Об этом-то и говорил да Лоццо. Главное – напустить побольше туману. Зрители, чувствуя сладкий ужас, подались вперед.

– Твой город разрушат не войны, а ненависть! А ненависть эта родится от любви. Трижды Верона будет свидетельницей великой любви и падет от нее. Но эта любовь, троекратно повторенная в стенах Вероны, прославит город в веках. В двух случаях великую любовь ожидает брак. В одном случае влюбленные не будут вместе. От отвергнутой любви явится человек. Спасение Вероны ляжет на его плечи. Однако он не спасет, а уничтожит Верону. Он пойдет путем обмана. Он восстанет против судьбы, однако судьба, несмотря ни на что, возлюбит его. Он возродит забытые ремесла, он станет великим сыном Вероны и всего человечества, но песен о нем не сложат. Небеса оплачут его.

На трибунах зашумели. Все думали об одном, и Кангранде наконец задал вопрос вслух:

– Кто это будет?

– Взгляни на своих родственников, – последовал ответ.

Супруга Кангранде нахмурилась. Катерина тоже. Баилардино опешил. С трибун смотрели то на Мастино, то на Альберто. Смотрели также и на Чеччино и его беременную жену. Все эти люди считались родственниками Кангранде. У него не было кровных родственников мужского пола.

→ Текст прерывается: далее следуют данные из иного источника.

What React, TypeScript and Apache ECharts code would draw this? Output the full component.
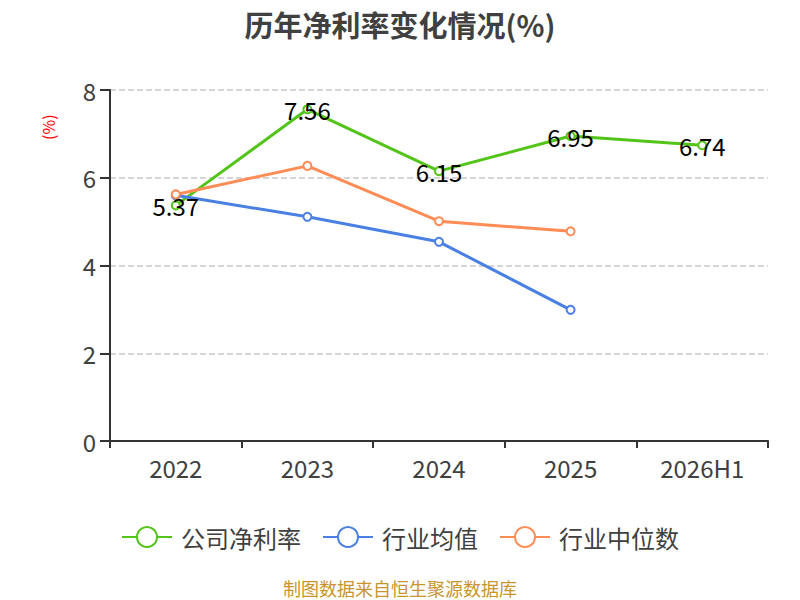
import React, { useEffect, useRef } from "react";
import * as echarts from "echarts";

const categories = ["2022", "2023", "2024", "2025", "2026H1"];
const companyNetMargin = [5.37, 7.56, 6.15, 6.95, 6.74];
const industryAverage = [5.6, 5.11, 4.54, 2.99, null];
const industryMedian = [5.62, 6.27, 5.01, 4.78, null];
const yTicks = { min: 0, max: 8, interval: 2 };

const FONT = "'Noto Sans CJK SC', 'Noto Sans', sans-serif";

export default function App() {
  const ref = useRef<HTMLDivElement>(null);
  useEffect(() => {
    document.body.style.margin = "0";
    if (!ref.current) return;
    const chart = echarts.init(ref.current, null, { renderer: "svg" });
    const mkSeries = (name: string, data: (number | null)[], color: string, label: boolean) => ({
      name,
      type: "line",
      data,
      symbol: "emptyCircle",
      symbolSize: 8,
      lineStyle: { width: 3, color },
      itemStyle: { color, borderWidth: 2 },
      label: label
        ? { show: true, position: "inside", fontSize: 24, color: "#000", fontFamily: FONT }
        : { show: false },
    });
    chart.setOption({
      animation: false,
      textStyle: { fontFamily: FONT },
      title: {
        text: "历年净利率变化情况(%)",
        left: "center",
        top: 4,
        textStyle: { fontSize: 29, fontWeight: "bold", color: "#404040", fontFamily: FONT },
      },
      grid: { left: 110, right: 32, top: 90, bottom: 159 },
      legend: {
        top: 520,
        left: "center",
        itemWidth: 50,
        itemHeight: 25,
        itemGap: 21,
        lineStyle: { width: 2 },
        itemStyle: { borderWidth: 2 },
        textStyle: { fontSize: 24, color: "#404040", fontFamily: FONT, padding: [0, 0, 0, 4] },
        data: ["公司净利率", "行业均值", "行业中位数"],
      },
      xAxis: {
        type: "category",
        data: categories,
        axisLine: { lineStyle: { color: "#333", width: 2 } },
        axisTick: { show: true, length: 7, lineStyle: { color: "#333", width: 2 } },
        axisLabel: { fontSize: 24, color: "#404040", margin: 14, fontFamily: FONT },
      },
      yAxis: {
        type: "value",
        min: yTicks.min,
        max: yTicks.max,
        interval: yTicks.interval,
        axisLine: { show: true, lineStyle: { color: "#333", width: 2 } },
        axisTick: { show: true, length: 10, lineStyle: { color: "#333", width: 2 } },
        axisLabel: { fontSize: 24, color: "#404040", margin: 14, fontFamily: FONT },
        splitLine: { lineStyle: { type: "dashed", color: "#c8c8c8", width: 1.5 } },
      },
      graphic: [
        {
          type: "text",
          x: 40,
          y: 140,
          rotation: Math.PI / 2,
          style: { text: "(%)", fill: "#ff0000", fontSize: 16, fontFamily: FONT },
        },
        {
          type: "text",
          left: "center",
          top: 579,
          style: { text: "制图数据来自恒生聚源数据库", fill: "#c8952c", fontSize: 18, fontFamily: FONT },
        },
      ],
      series: [
        mkSeries("公司净利率", companyNetMargin, "#52c41a", true),
        mkSeries("行业均值", industryAverage, "#4a80e3", false),
        mkSeries("行业中位数", industryMedian, "#ff8c55", false),
      ],
    });
    return () => chart.dispose();
  }, []);
  return <div ref={ref} style={{ width: 800, height: 600 }} />;
}
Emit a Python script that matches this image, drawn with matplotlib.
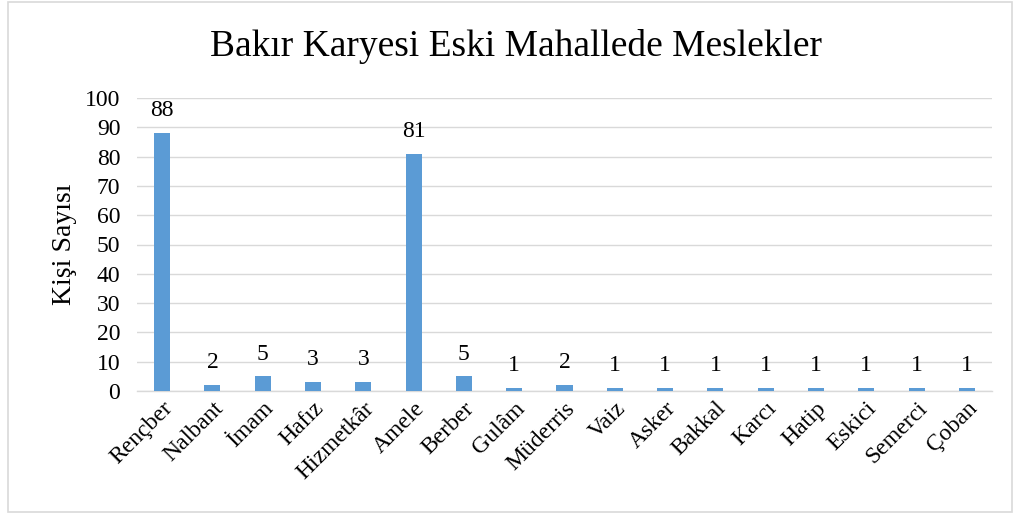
import matplotlib.pyplot as plt
import matplotlib.patches as patches
import numpy as np

# data
meslekler = ['Rençber', 'Nalbant', 'İmam', 'Hafız', 'Hizmetkâr', 'Amele', 'Berber', 'Gulâm',
             'Müderris', 'Vaiz', 'Asker', 'Bakkal', 'Karcı', 'Hatip', 'Eskici', 'Semerci', 'Çoban']
kisi_sayisi = [88, 2, 5, 3, 3, 81, 5, 1, 2, 1, 1, 1, 1, 1, 1, 1, 1]
y_ticks = [0, 10, 20, 30, 40, 50, 60, 70, 80, 90, 100]

plt.rcParams['font.family'] = ['Liberation Serif', 'DejaVu Serif']

fig = plt.figure(figsize=(10.17, 5.14), dpi=100)
# outer chart border
fig.patches.append(patches.Rectangle((8/1017, 2/514), 1004/1017, 510/514, transform=fig.transFigure,
                                     fill=False, edgecolor='#D9D9D9', linewidth=1.2))

ax = fig.add_axes([137/1017, 1 - 391/514, 855/1017, 293/514])
x = np.arange(len(meslekler))
bars = ax.bar(x, kisi_sayisi, width=0.32, color='#5B9BD5', zorder=3)

for xi, v in zip(x, kisi_sayisi):
    ax.text(xi, v + 4, str(v), ha='center', va='bottom', fontsize=17)

ax.set_xlim(-0.5, len(meslekler) - 0.5)
ax.set_ylim(0, 100)
ax.set_yticks(y_ticks)
ax.tick_params(axis='y', length=0, labelsize=17, pad=12)
ax.tick_params(axis='x', length=0, pad=5)
ax.set_xticks(x)
ax.set_xticklabels(meslekler, rotation=45, ha='right', rotation_mode='anchor', fontsize=17)
ax.grid(axis='y', color='#D9D9D9', linewidth=1, zorder=0)
for s in ['top', 'right', 'left']:
    ax.spines[s].set_visible(False)
ax.spines['bottom'].set_color('#D9D9D9')
ax.spines['bottom'].set_linewidth(1)

ax.set_ylabel('Kişi Sayısı', fontsize=20, labelpad=6)
fig.text(0.507, 1 - 47/514, 'Bakır Karyesi Eski Mahallede Meslekler', ha='center', va='center', fontsize=27)

plt.savefig('out.png', dpi=100)
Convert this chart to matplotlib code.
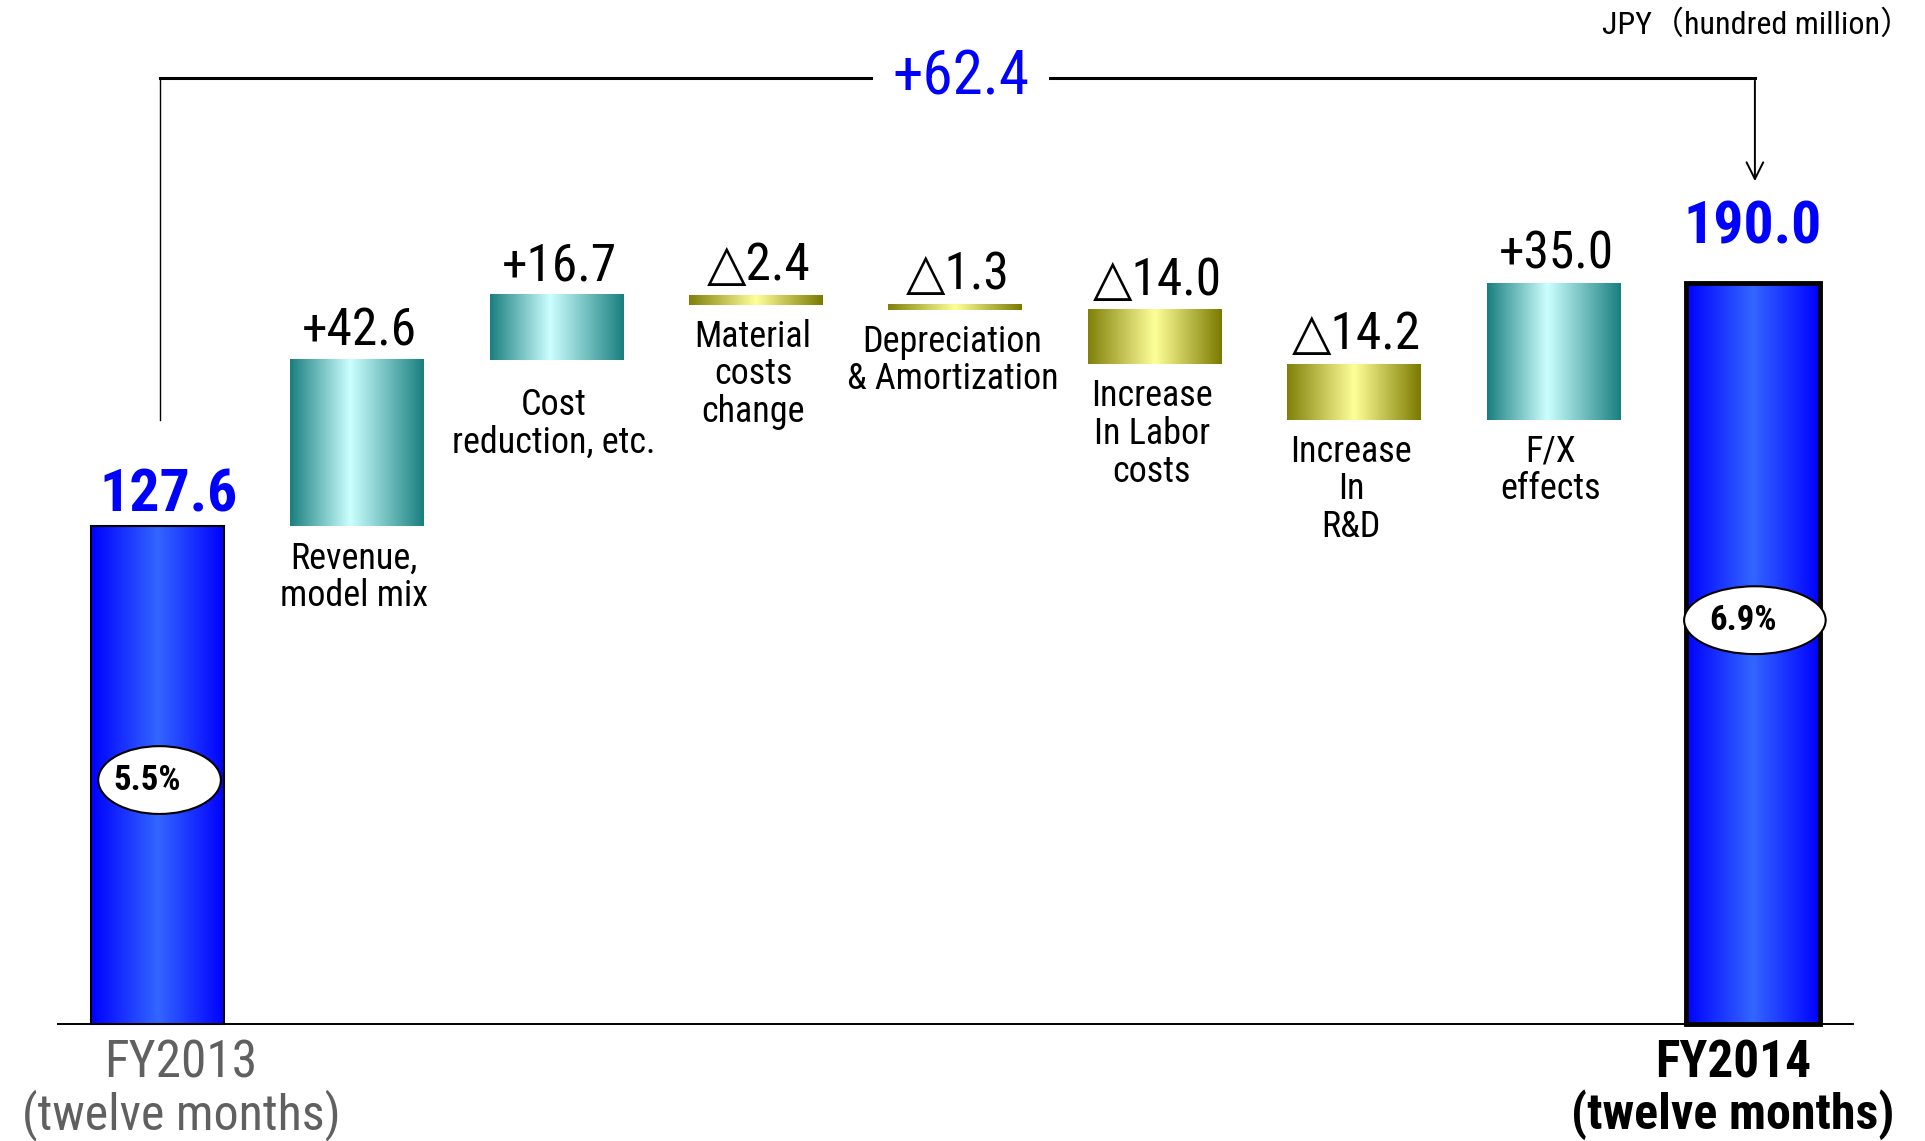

Скалигер не сводил глаз с прорицательницы. Взгляд его был тверд, как низкая стена, в которую вцепились его пальцы.

– Мы хотим знать больше!

– Дважды великая любовь осветит Верону при твоей жизни, Скалигер. В первый раз это случится в наступившем году, во второй раз – в год твоей смерти. В третий раз… в третий раз это случится тогда, когда случится. Любовь, которая в третий раз благословит Верону, соединит в себе две первые; она лишит город могущества, но прославит его. До скончания веков о Вероне будут говорить как о городе любви.